Schwefel gehört zu den häufigen chemischen Elementen und wird entweder als elementarer Schwefel abgebaut oder aus Erzen gewonnen; die größten Hersteller sind China, die USA und Russland, aber auch viele andere Länder. Die Kosten sind dementsprechend gering, die Quellen vielfältig, was die Lieferketten-Risiken reduziert. Zeta Energy verwendet unraffinierten Schwefel, ein Nebenprodukt aus verschiedenen Industriebranchen. Teure Metalle wie Nickel oder Cobalt werden nicht benötigt, und auch kein Graphit, der derzeit unseres Wissens hauptsächlich aus China kommt.
Bei Lithium-Schwefel-Akkus bestehen die Elektroden aus elementarem Lithium und elementarem Schwefel. Wie bei heutigen Elektroauto-Batterien wandern Lithium-Ionen zwischen den Elektroden hin und her, es handelt sich also ebenfalls um Lithium-Ionen-Akkus. Als Elektrolyten werden wasserfreie Flüssigkeiten, Feststoffe und Gels erforscht. Anders als an heutigen Graphitanoden tritt bei der Schwefel-Anode eine richtige chemische Reaktion auf, es bilden sich verschiedene Lithiumsulfide wie Li2S.
Da Schwefel elektrisch kaum leitet, wird er mit Kohlenstoff versetzt. Dazu können Graphit, Ruß, Kohlenstoff-Nanoröhrchen und andere Kohlenstoff-Formen genutzt werden. Vermutlich verwendet Zeta Energy das erwähnte Methan zur Herstellung solcher Stoffe.
Die Spannung von Li-S-Zellen ist mit 2,2 Volt deutlich niedriger als bei gängigen Lithium-Ionen-Zellen (3,6 bis 3,7 Volt), aber die erreichbare Energiedichte ist mehrfach so groß. Theoretisch sind mit den beiden Elementen bis zu 2,7 kWh pro Kilo möglich, praktisch wurden aber maximal 350 Wh/kg erreicht. Doch auch das ist mehr als gängige NMC-Zellen schaffen. Allerdings scheint die Zyklenfestigkeit noch ein Problem zu sein.

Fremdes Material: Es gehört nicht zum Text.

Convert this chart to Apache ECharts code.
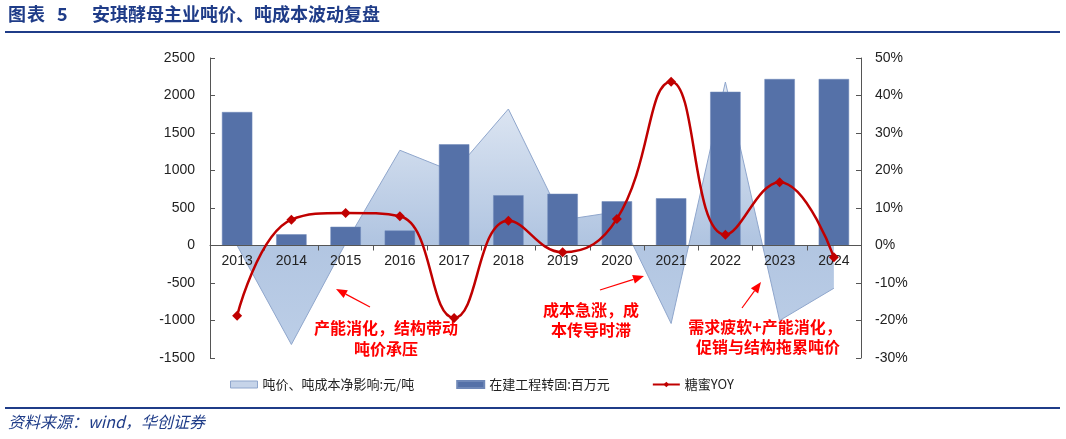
<!DOCTYPE html>
<html>
<head>
<meta charset="utf-8">
<title>安琪酵母主业吨价、吨成本波动复盘</title>
<script src="https://cdn.jsdelivr.net/npm/echarts@6.0.0/dist/echarts.min.js"></script>
<style>
    html, body { margin: 0; padding: 0; background: #fff; }
    #chart { width: 1066px; height: 439px; }
</style>
</head>
<body>
<div id="chart"></div>
<script>
// 数据
var years = ['2013', '2014', '2015', '2016', '2017', '2018', '2019', '2020', '2021', '2022', '2023', '2024'];
var netImpact = [0, -1320, 30, 1270, 980, 1820, 340, 450, -1040, 2180, -1000, -570];   // 吨价、吨成本净影响:元/吨
var cipTransfer = [1780, 150, 250, 200, 1350, 670, 690, 590, 630, 2050, 2220, 2220];  // 在建工程转固:百万元
var molassesYoy = [-18.7, 6.9, 8.7, 7.8, -19.3, 6.6, -1.8, 7.1, 43.7, 2.9, 16.9, -3.1]; // 糖蜜YOY, %
var leftTicks = { min: -1500, max: 2500, interval: 500 };
var rightTicks = { min: -30, max: 50, interval: 10 };

var navy = '#1f3c88';
var red = '#ff0000';

// 绘图区
var plotTop = 58, plotBottom = 81, plotH = 439 - plotTop - plotBottom;
// 0 值所在高度, 类目轴放在这里
var zeroFromBottom = plotBottom + plotH * (0 - leftTicks.min) / (leftTicks.max - leftTicks.min);

// 箭头: 线段 + 三角
function arrow(x1, y1, x2, y2) {
    var a = Math.atan2(y2 - y1, x2 - x1);
    var len = 11, w = 4.5;
    var bx = x2 - len * Math.cos(a), by = y2 - len * Math.sin(a);
    var px = -Math.sin(a) * w, py = Math.cos(a) * w;
    return [{
        type: 'line',
        shape: { x1: x1, y1: y1, x2: bx, y2: by },
        style: { stroke: red, lineWidth: 1.2 }
    }, {
        type: 'polygon',
        shape: { points: [[x2, y2], [bx + px, by + py], [bx - px, by - py]] },
        style: { fill: red }
    }];
}

function note(x, y, text) {
    return {
        type: 'text', x: x, y: y,
        style: {
            text: text, fill: red, font: 'bold 16px "Noto Sans CJK SC"',
            align: 'center', verticalAlign: 'middle'
        }
    };
}

function head(x, text) {
    return {
        type: 'text', left: x, top: 5,
        style: { text: text, fill: navy, font: 'bold 18px "Noto Sans CJK SC"' }
    };
}

var graphics = [
    head(8, '图'), head(27, '表'), head(57, '5'),
    head(92, '安琪酵母主业吨价、吨成本波动复盘'),
    { type: 'rect', shape: { x: 5, y: 31, width: 1055, height: 2 }, style: { fill: navy } },
    { type: 'rect', shape: { x: 5, y: 407, width: 1055, height: 2 }, style: { fill: navy } },
    {
        type: 'text', left: 8, top: 414,
        style: { text: '资料来源：wind，华创证券', fill: navy, font: 'italic 16px "Noto Sans CJK SC"' }
    },
    note(386, 328, '产能消化，结构带动'),
    note(386, 349, '吨价承压'),
    note(591, 310, '成本急涨，成'),
    note(591, 330, '本传导时滞'),
    note(765, 327, '需求疲软+产能消化，'),
    note(768, 347, '促销与结构拖累吨价')
].concat(arrow(370, 307, 336, 289), arrow(600, 290, 644, 276), arrow(742, 308, 761, 282));

var chart = echarts.init(document.getElementById('chart'));

var axisGrey = '#555';

var option = {
    animation: false,
    textStyle: { fontFamily: 'Liberation Sans, Arial, sans-serif' },
    grid: [
        { left: 210, right: 205, top: plotTop, bottom: plotBottom },
        // 只用来在 0 值处画类目轴
        { left: 210, right: 205, top: plotTop, bottom: zeroFromBottom }
    ],
    legend: {
        left: 225, top: 373,
        itemGap: 42, itemWidth: 27, itemHeight: 7,
        textStyle: { fontSize: 13, color: '#222', fontFamily: '"Noto Sans CJK SC"' },
        data: [
            { name: '吨价、吨成本净影响:元/吨', icon: 'rect',
              itemStyle: { color: '#c6d4e9', borderColor: '#8fa6cc', borderWidth: 1 } },
            { name: '在建工程转固:百万元', icon: 'rect' },
            { name: '糖蜜YOY' }
        ]
    },
    xAxis: [{
        type: 'category',
        gridIndex: 0,
        data: years,
        axisLine: { show: false, onZero: false },
        axisTick: { show: false },
        axisLabel: { show: false },
        splitLine: { show: false }
    }, {
        type: 'category',
        gridIndex: 1,
        data: years,
        z: 10,
        axisLine: { onZero: false, lineStyle: { color: axisGrey, width: 1 } },
        axisTick: { show: true, alignWithLabel: false, length: 5, lineStyle: { color: axisGrey } },
        axisLabel: { color: '#222', fontSize: 14, margin: 9 },
        splitLine: { show: false }
    }],
    yAxis: [{
        type: 'value',
        gridIndex: 0,
        min: leftTicks.min, max: leftTicks.max, interval: leftTicks.interval,
        axisLine: { show: true, lineStyle: { color: axisGrey } },
        axisTick: { show: true, inside: true, length: 5, lineStyle: { color: axisGrey } },
        axisLabel: { color: '#222', fontSize: 14, margin: 15, formatter: function (v) { return String(v); } },
        splitLine: { show: false }
    }, {
        type: 'value',
        gridIndex: 0,
        min: rightTicks.min, max: rightTicks.max, interval: rightTicks.interval,
        axisLine: { show: true, lineStyle: { color: axisGrey } },
        axisTick: { show: true, inside: true, length: 5, lineStyle: { color: axisGrey } },
        axisLabel: { color: '#222', fontSize: 14, margin: 14, formatter: '{value}%' },
        splitLine: { show: false }
    }, {
        type: 'value',
        gridIndex: 1,
        show: false
    }],
    series: [{
        name: '吨价、吨成本净影响:元/吨',
        type: 'line',
        data: netImpact,
        symbol: 'none',
        lineStyle: { color: '#8fa6cc', width: 1 },
        itemStyle: { color: '#b3c6e2' },
        areaStyle: {
            opacity: 1,
            color: new echarts.graphic.LinearGradient(0, 0, 0, 1, [
                { offset: 0, color: '#e4ebf5' },
                { offset: 0.6, color: '#b1c5e1' },
                { offset: 1, color: '#bccee7' }
            ])
        },
        z: 1
    }, {
        name: '在建工程转固:百万元',
        type: 'bar',
        data: cipTransfer,
        barCategoryGap: '44%',
        itemStyle: { color: '#5571a8', borderColor: '#6f88b8', borderWidth: 0.5 },
        z: 2
    }, {
        name: '糖蜜YOY',
        type: 'line',
        yAxisIndex: 1,
        data: molassesYoy,
        smooth: 0.45,
        symbol: 'diamond',
        symbolSize: 10,
        lineStyle: { color: '#c00000', width: 2.5 },
        itemStyle: { color: '#c00000' },
        z: 11
    }],
    graphic: graphics
};

chart.setOption(option);
</script>
</body>
</html>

Bisher verwendet Stellantis größtenteils NMC-Batterien, im 44-kWh-Akku der Smart Car Platform (Citroen e-C3, e-C3 Aircross, Fiat Grande Panda oder Opel Frontera Electric) kommt LFP-Chemie zum Einsatz. Das bezeichnet Stellantis als "Dual-Chemistry-Ansatz". Darüber hinaus werden aber auch andere Technologien erforscht wie Festkörper-, Natrium-Ionen- und Lithium-Schwefel-Akkus. So hat der Konzern auch in den kalifornischen Lithium-Schwefel-Spezialisten Lyten investiert. Zudem forscht Stellantis zusammen mit Saft am IBIS-Projekt (Intelligent Battery Integrated System), bei dem die Leistungselektronik in die Batteriemodule integriert wird.
Unter dem Strich
Lithium-Schwefel-Akkus sind unsers Wissens noch weit von der Serienreife entfernt, doch gerade bei der Batteriechemie könnte sich die oft beschworene "Technologieneutralität" noch lohnen. Das Thema Energiedichte ist mit Elektroautos, die 600 km und mehr schaffen, größtenteils vom Tisch. Kosten und Ladegeschwindigkeit stehen nun eher im Fokus, und da kommt die Lithium-Schwefel-Batterie ins Spiel. Diese stellt aber ähnliche Anforderungen an den Elektrolyten wie andere Chemien mit einer hochreaktiven Lithium-Metall-Anode - vielleicht schneiden sich deshalb in Zukunft die Entwicklungslinien von Li-S-Batterie und Festkörperakku.